Ivy has pointed out to me that Jesus talks about shepherding from the vantage point of someone surrounded by shepherding but not actually experienced in it.
Personally, I’ve always wondered why he didn’t tell parables that involved any carpentry metaphors, and why he didn’t seem to value wood. There’s the fig tree that doesn’t bear fruit, and Jesus says it will be cut down and thrown into the fire; why not “it will be cut down and turned into a table”?
At any rate, Good Shepherd Sunday brought back to my mind a story Rich Mullins told during an interview. In VietNam, a pastor wanted to preach about Jesus as the good shepherd, only he’d never seen a sheep and knew nothing about shepherding.
(I have to relate a funny story here. I’m a city girl. Sometimes I take my Kiddos out of Angeltown to a farm to pick apples or blueberries, and while we’re there, we see the farm animals.
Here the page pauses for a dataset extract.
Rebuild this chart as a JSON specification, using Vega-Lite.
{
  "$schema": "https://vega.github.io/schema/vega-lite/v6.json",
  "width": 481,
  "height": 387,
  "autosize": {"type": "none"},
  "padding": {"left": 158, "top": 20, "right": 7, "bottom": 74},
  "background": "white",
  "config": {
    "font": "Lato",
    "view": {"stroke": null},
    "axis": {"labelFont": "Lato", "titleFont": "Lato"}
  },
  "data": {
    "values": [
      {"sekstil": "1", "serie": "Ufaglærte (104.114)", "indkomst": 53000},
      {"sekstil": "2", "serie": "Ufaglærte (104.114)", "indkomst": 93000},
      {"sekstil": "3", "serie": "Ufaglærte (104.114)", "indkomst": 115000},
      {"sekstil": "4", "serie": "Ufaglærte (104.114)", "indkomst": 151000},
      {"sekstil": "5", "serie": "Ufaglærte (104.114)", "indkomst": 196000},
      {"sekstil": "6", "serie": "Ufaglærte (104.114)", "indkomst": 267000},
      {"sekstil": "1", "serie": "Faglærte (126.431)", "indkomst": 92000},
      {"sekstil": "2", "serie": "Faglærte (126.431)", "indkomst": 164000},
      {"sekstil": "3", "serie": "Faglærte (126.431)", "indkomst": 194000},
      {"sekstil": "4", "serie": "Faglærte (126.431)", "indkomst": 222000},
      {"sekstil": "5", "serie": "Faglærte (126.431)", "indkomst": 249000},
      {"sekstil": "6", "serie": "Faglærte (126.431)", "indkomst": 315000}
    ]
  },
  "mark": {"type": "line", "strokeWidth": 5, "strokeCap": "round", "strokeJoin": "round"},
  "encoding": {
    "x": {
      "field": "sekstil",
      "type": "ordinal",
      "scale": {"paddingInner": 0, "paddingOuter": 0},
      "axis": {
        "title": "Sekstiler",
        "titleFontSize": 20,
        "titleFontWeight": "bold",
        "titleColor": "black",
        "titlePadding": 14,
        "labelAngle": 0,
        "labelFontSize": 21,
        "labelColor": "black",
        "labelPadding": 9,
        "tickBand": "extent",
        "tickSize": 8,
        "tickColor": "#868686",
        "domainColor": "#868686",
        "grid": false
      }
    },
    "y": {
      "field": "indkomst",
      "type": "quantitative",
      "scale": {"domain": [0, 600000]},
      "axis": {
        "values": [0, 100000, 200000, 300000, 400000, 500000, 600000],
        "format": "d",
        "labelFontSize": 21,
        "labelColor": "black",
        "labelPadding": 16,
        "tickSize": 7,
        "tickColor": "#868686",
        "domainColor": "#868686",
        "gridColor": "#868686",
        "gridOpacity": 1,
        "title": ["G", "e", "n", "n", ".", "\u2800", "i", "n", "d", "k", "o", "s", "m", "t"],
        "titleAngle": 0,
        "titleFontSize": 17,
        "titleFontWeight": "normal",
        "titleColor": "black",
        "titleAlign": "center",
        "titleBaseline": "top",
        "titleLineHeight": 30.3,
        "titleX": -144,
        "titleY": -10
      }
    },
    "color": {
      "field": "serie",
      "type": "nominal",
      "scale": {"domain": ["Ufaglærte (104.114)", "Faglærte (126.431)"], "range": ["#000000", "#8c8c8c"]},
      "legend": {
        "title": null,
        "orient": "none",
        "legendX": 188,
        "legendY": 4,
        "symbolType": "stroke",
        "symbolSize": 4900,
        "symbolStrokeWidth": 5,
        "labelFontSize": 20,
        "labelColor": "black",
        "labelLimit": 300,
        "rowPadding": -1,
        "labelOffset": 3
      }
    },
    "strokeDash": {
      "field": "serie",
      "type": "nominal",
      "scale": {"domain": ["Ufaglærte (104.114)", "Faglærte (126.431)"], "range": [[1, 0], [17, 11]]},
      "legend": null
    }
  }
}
A while ago, when we went, it was one of the household guardians’ first times there, and I felt this startled question in my head, as if to say, This is what you do for fun? You pretend to farm? And it all unfolded in my head in an instant, that this was how people lived for thousands of years, and here it is now, a day-trip. For a moment, I could see the absurdity from an outsider’s point of view. That’s how divorced we are from an agrarian culture.)
The pastor in Rich Mullins’ story didn’t go blueberry picking; instead he walked fifteen miles to the closest library, read up on shepherding, and walked home again to preach to his congregation on what he’d found.
The pastor told them, “A shepherd tends and protects his sheep, then takes their wool, and eventually he kills them to take their meat.”
I think that was supposed to horrify the American listeners, but this is exactly where I stood for a long time in relation to God. I had an attitude of complete submission because I identified with this idea of the shepherd: Jesus protected me, but at whatever time as he wanted to go ahead and “use” me for whatever I could give him (my wool, my meat) then it was his right to go ahead and take it. At some point or another, it would happen.
After all, shepherds aren’t raising sheep as pets. They’re raising them for a reason. Sheep make yarn. They make little sheep. And eventually, they go to the butcher.
Last year, my spiritual life got wrenched around in ways I never expected, and at one point, this belief came under scrutiny. It was so low-level and so long-term (think three decades) that I’d never been aware of it, but I had no trust that God wanted what was best for me, only for the Kingdom of God, the big picture, the system. I was a pawn in an ontological game of chess, and God might sacrifice the pawn for a better position. You don’t care about your chess pieces. It made sense that in the larger system of things, God didn’t care about me either. I owed God my fealty, and I would be loyal, but I fully expected at some point to be sacrificed off the board.
How this translated into my behavior was this: clearly your best bet is not to attract God’s attention. Don’t stick your head up, and God won’t get out the hammer to bang you down again.
And I know this shocked (horrified?) my guardian angel, because at one point I actually heard in my head, during prayer, “It’s okay to trust in God. He knows what He’s doing.” But it wasn’t God’s competency I had called into question. It was His concern.
Ivy worked with me on this, but we couldn’t get me past the “grand master chessman” toward anything resembling “fatherhood.” There was too much fear involved.
I can’t go into what happened that turned me around. It’s too personal and you wouldn’t believe it anyhow. But it’s a year later now, and I’m convinced that God cares about me personally, the same way He cares about you and about your best friend and the next person who reads this after you, and that God’s big enough to juggle all these things to make it happen. It’s quite a change, but the largest difference is I’m no longer afraid to stick my head up and get God’s attention. The fear is gone.
If Jesus is a good shepherd, though, then he’s got an eye toward economy and the usefulness of the sheep. I still don’t know how to reconcile that.
And what does it mean that Jesus is both the Shepherd and the Lamb?